We round the corner of the knife edge path. Blazing maroon boulders the size of trucks open up a fluted valley and another narrow hermitage. “Should we look inside?” Hugh asks as he draws the stiff black door curtain back. Probably not, I reply as an ancient man emerges confused. Hugh says we should leave. I am certain he is beckoning us in.
We move slowly onto a bench of wool rugs. The old man is slurping a bowl of thick rotten cheese, the white substance rolling in his mouth. Deep chasms line his dark brow. He stares at us in silence. He pours two cups of yak butter tea.

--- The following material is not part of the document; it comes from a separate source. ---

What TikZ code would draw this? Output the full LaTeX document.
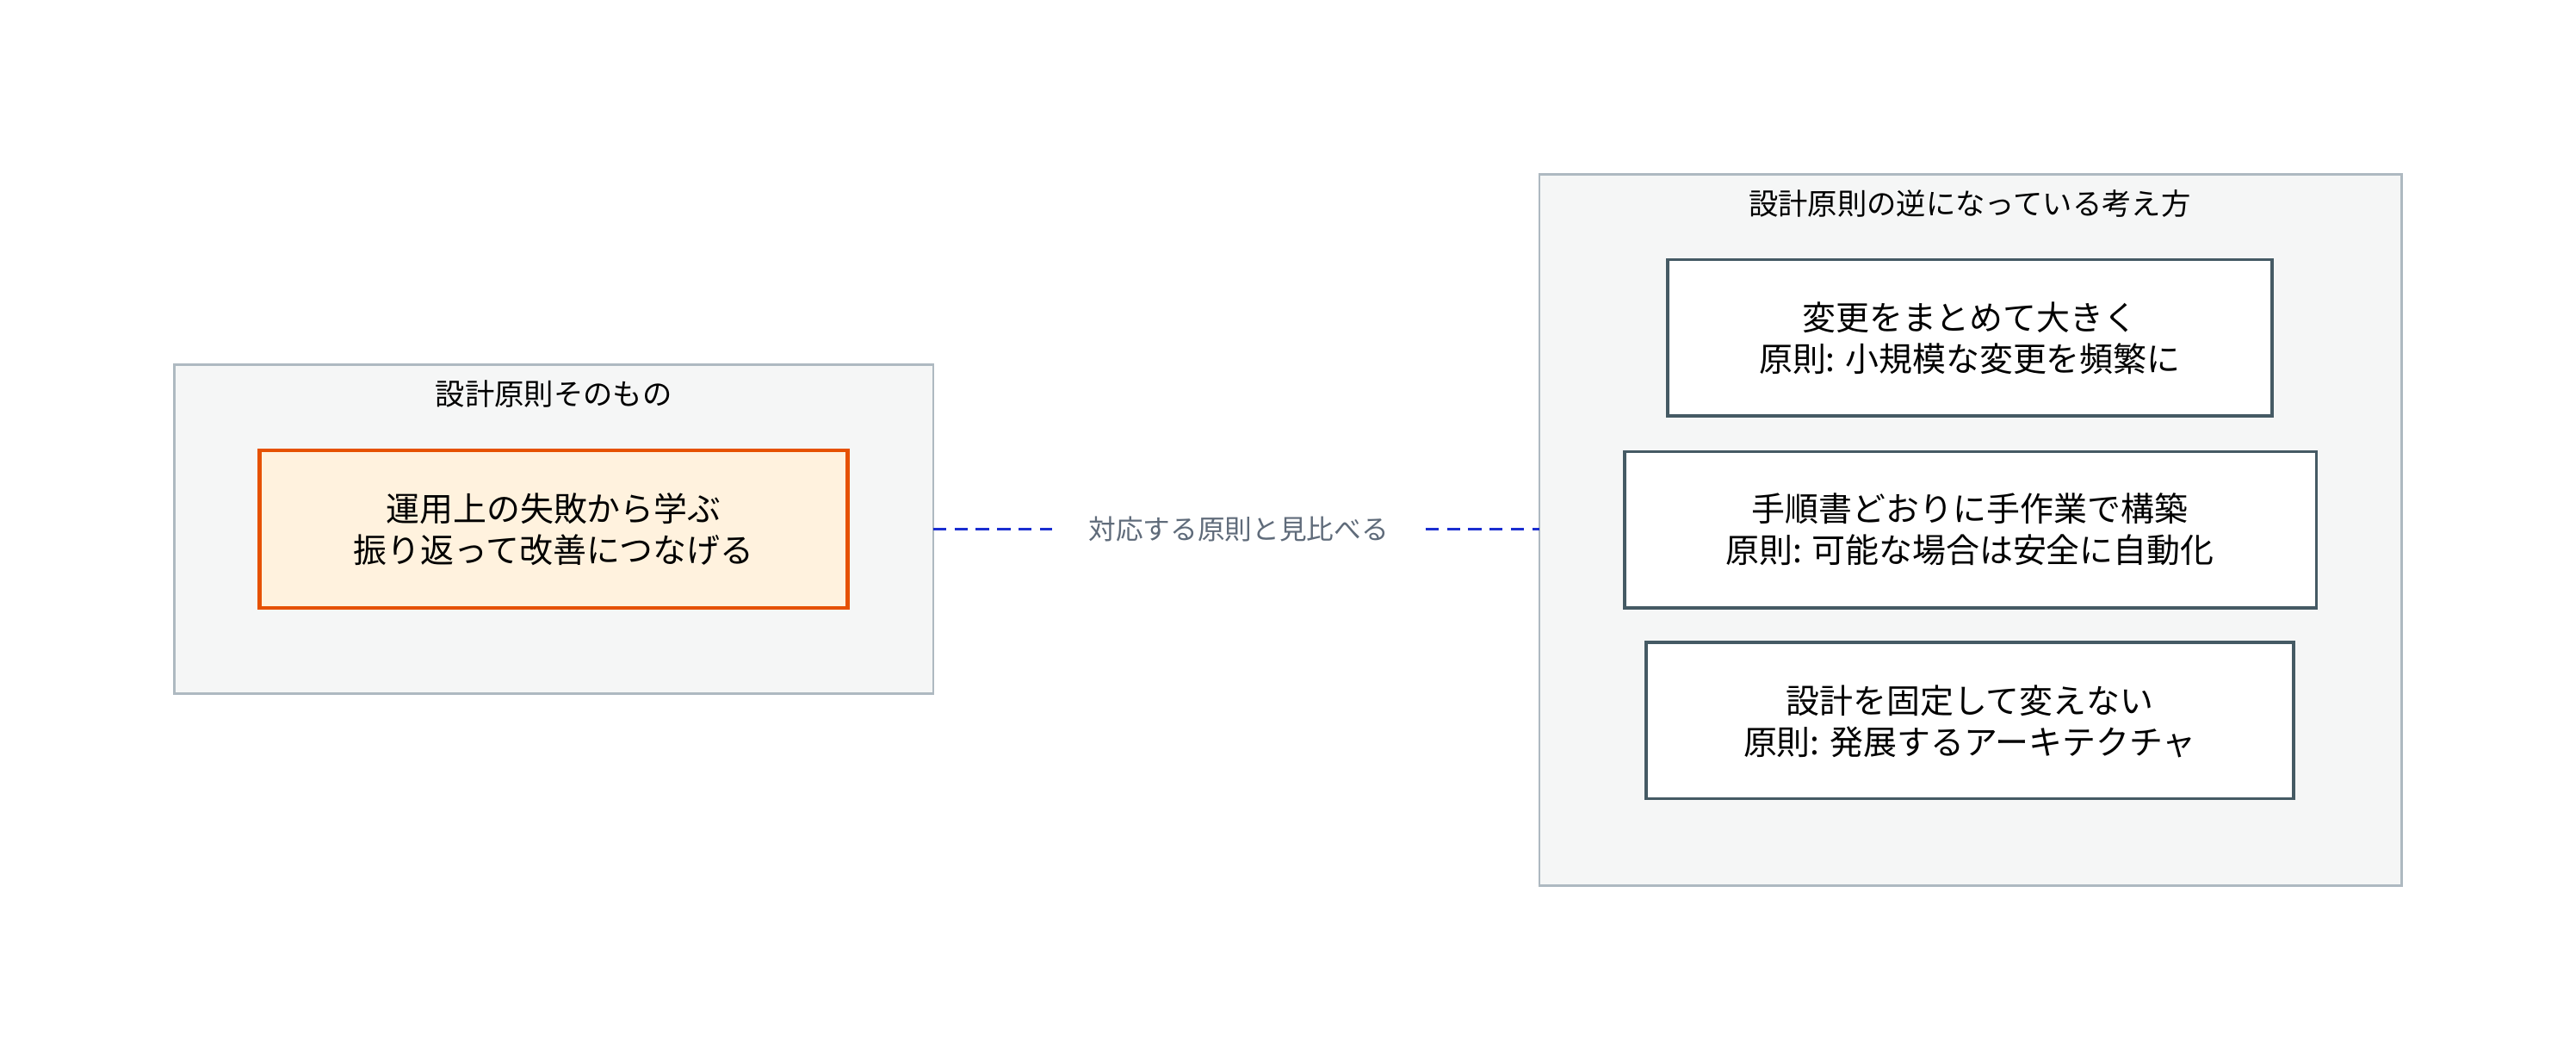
\documentclass[tikz,border=0pt]{standalone}
\usepackage{fontspec}
\setmainfont{Noto Sans CJK JP}
\usetikzlibrary{positioning}
\definecolor{clusterfill}{HTML}{F5F6F6}
\definecolor{clusterline}{HTML}{AEB9C1}
\definecolor{boxline}{HTML}{455A64}
\definecolor{hotfill}{HTML}{FFF2DE}
\definecolor{hotline}{HTML}{E65100}
\definecolor{linkblue}{HTML}{1A2ED0}
\definecolor{labelgrey}{HTML}{5F6B7A}

\tikzset{
  cluster/.style={draw=clusterline, fill=clusterfill, line width=0.7pt},
  clustertitle/.style={font=\fontsize{9}{11}\selectfont, anchor=center},
  idea/.style={draw=boxline, fill=white, line width=0.9pt},
  principle/.style={idea, draw=hotline, fill=hotfill, line width=1.2pt},
  ideatext/.style={align=center, font=\fontsize{10.2}{12.5}\selectfont},
  compare/.style={draw=linkblue, dash pattern=on 4pt off 2.5pt, line width=0.8pt}
}

\begin{document}
\begin{tikzpicture}[x=0.5pt, y=-0.5pt]
\useasboundingbox (0,0) rectangle (1568,645);

% left cluster
\draw[cluster] (106,222) rectangle (568,422);
\node[clustertitle] (lefttitle) at (337,240) {設計原則そのもの};
\draw[principle] (158,274) rectangle (516,370);
\node[ideatext] (learn) at (337,322) {運用上の失敗から学ぶ\\振り返って改善につなげる};
\coordinate (leftedge) at (568,322);

% right cluster
\draw[cluster] (937,106) rectangle (1462,539);
\node[clustertitle] (righttitle) at (1199,124) {設計原則の逆になっている考え方};
\draw[idea] (1015,158) rectangle (1383,253);
\node[ideatext] (batch) at (1199,206) {変更をまとめて大きく\\原則: 小規模な変更を頻繁に};
\draw[idea] (989,275) rectangle (1410,370);
\node[ideatext] (manual) at (1199,322) {手順書どおりに手作業で構築\\原則: 可能な場合は安全に自動化};
\draw[idea] (1002,391) rectangle (1396,486);
\node[ideatext] (fixed) at (1199,439) {設計を固定して変えない\\原則: 発展するアーキテクチャ};
\coordinate (rightedge) at (937,322);

% link
\node[font=\fontsize{8.3}{10}\selectfont, text=labelgrey, fill=white, inner xsep=11pt] (cmp) at (754,322) {対応する原則と見比べる};
\draw[compare] (leftedge) -- (cmp.west);
\draw[compare] (cmp.east) -- (rightedge);
\end{tikzpicture}
\end{document}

To refuse is an insult. “He is a hermit,” Hugh says. Thick, salty tea lines the inside of my throat and he refills our glasses twice more. The old man points to my bare legs. Quickly I spread my rain jacket across my thighs. He hums a lyric and spins the wheel clockwise. Time never goes backwards. The hermit stops, mouth open, staring. We are utterly alone.
After descending into blazing wheat fields late that afternoon and hitching a ride in a miniature army truck, Hugh and I begin to wonder about him, his isolation. He had a map of the world. Yet, he was up there for a reason.
“Think of all he has seen,” I said. The 1.2 million dead. The destruction of thousands of temples. The flight of the Dalai Lama and the abandonment of his country to outside forces. Suddenly it didn’t matter if we were the first or the last to see him. What mattered is that he had found us and through his silence we finally found Lhasa.